Retrospect of ICPADS 2023

During December 17-21, 2023, I attended ICPADS 2023 in Haina, China. ICPADS is an academic forum for parallel and distributed systems. I was fortunate to present my first author paper, “Network Contention-Aware Cluster Scheduling with Reinforcement Learning” (paper, long, code).

Getting there

The conference site was Ocean Flower Island, located in the far south of Hainan. It was a 256 km haul from Sanya airport, taking three hours by train. This was my second trip to mainland China (the first being to Shanghai and Hangzhou), and I felt quite confident because of my three years of Chinese education at a foreign language high school. However, I quickly realized that the southern dialect is completely different from the Putonghua spoken in northern cities like Beijing. After struggling to communicate with a station staff member - kind and generous, but unfortunately difficult to understand - I finally managed to buy a ticket to Baimajing, the nearest railway station to Ocean Flower Island. Upon arriving at Baimajing station, I somehow carpooled with a Chinese couple to my Airbnb. There, I accepted the fact that this trip would be dynamic!

text alt
text alt
text alt
text alt
Figure 1. Sanya railway station, me at the train, me taken to the airbnb by a golf cart, and me finally at the airbnb.

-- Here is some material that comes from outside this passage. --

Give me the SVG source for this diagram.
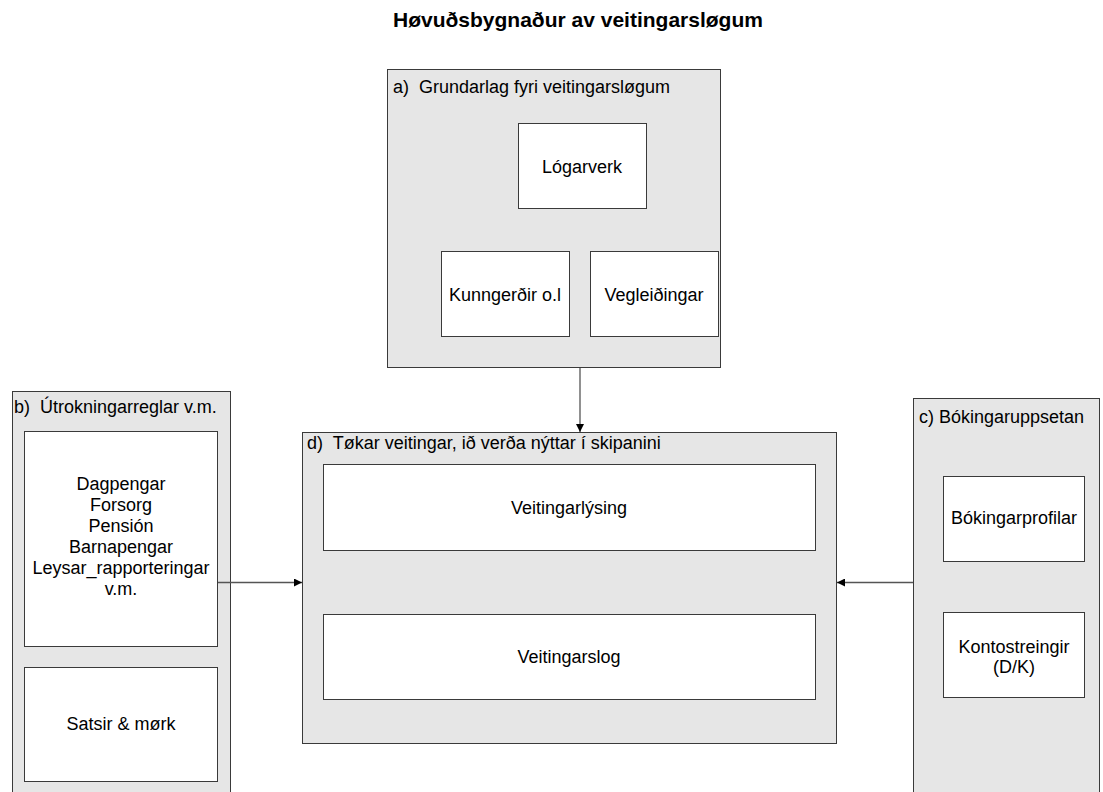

Ocean Flower Island is an artificial archipelago with numerous hotels, restaurants, and tourist sites. As I recall, the island is divided into two sectors: one primarily for tourists and the other for residents. Since my Airbnb was located in the residential sector, I took a motorbike taxi every morning to reach the conference site. I expected the weather to be extremely hot, but it was actually quite cold and rainy. I had to rely on the only hoodie I brought, and I eventually caught a cold the next day. However, the food was excellent, and the night view on the island was stunning. I sometimes walked back to my Airbnb along the coastline, enjoying the night scenery.

text alt
text alt
Figure 2. Motorbike taxi, my main transport for commuting to the conference site.
text alt
text alt
text alt
text alt
Figure 3. Night views and foods of Ocean Flower Island.

Conference

At the conference, I presented my work DeepShare. It is a GPU cluster scheduler that uses reinforcement learning for job sceduling. Training deep learning models requires deploying the job using parallelism strategies across multiple GPUs, and I observed that distributed DL training on shared GPU clusters is prone to network contention between training jobs. This is because existing schedulers mainly focus on allocation of dedicated computation resources (e.g., GPU) but are often agnostic to shared network resources (e.g., PCIe, NVLink, and Infiniband). This can be addressed by incorporating a contention-aware scheduler that dynamically schedules and migrates jobs according to cluster-wide network contention. DeepShare presents an end-to-end system for training such efficient scheduling policies with RL to its deployment on GPU clusters. Scheduling policies trained with DeepShare show that training latency is improved by up to \(20.7\%\) compared to other heuristics such as Least Attained Service (LAS) and Shortest Remaining Time First (SRTF).

my alt text
Figure 4. Illustration of DeepShare.

This was my first time presenting my work at an international conference. Before attending, a postdoctoral researcher in my group emphasized the importance of the “research community.” To be honest, at the time, I didn’t fully understand why maintaining a strong community is important for individual researchers. However, I was both surprised and grateful for the attention my work received. Other researchers engaged deeply with my presentation, asking detailed questions and discussing future directions. I was also intrigued by the work of others and realized that many people share similar interests to mine. After attending the conference, I came to appreciate the value of maintaining a healthy research community: one that is willing to review and provide feedback on others’ work, collaborate across disciplines, and collectively push the boundaries of technology. I made many friends during the breaks and at the banquet. It was very fun to chat about their life in grad school and in their home town. I realized that attending the conferences is going to be a valuable experience throughout my academic career.

text alt
text alt
text alt
text alt
Figure 5. Me during poster session and with friends met at ICPADS.

After the conference, I return back to Sanya and spent few days there as a vacation. Although short, I relaxed and revitalized to start researching again. This trip to ICPADS and Hainan, I believe, will be in my memories for a long time.

text alt
text alt
Figure 6. Me during vacation at Sanya.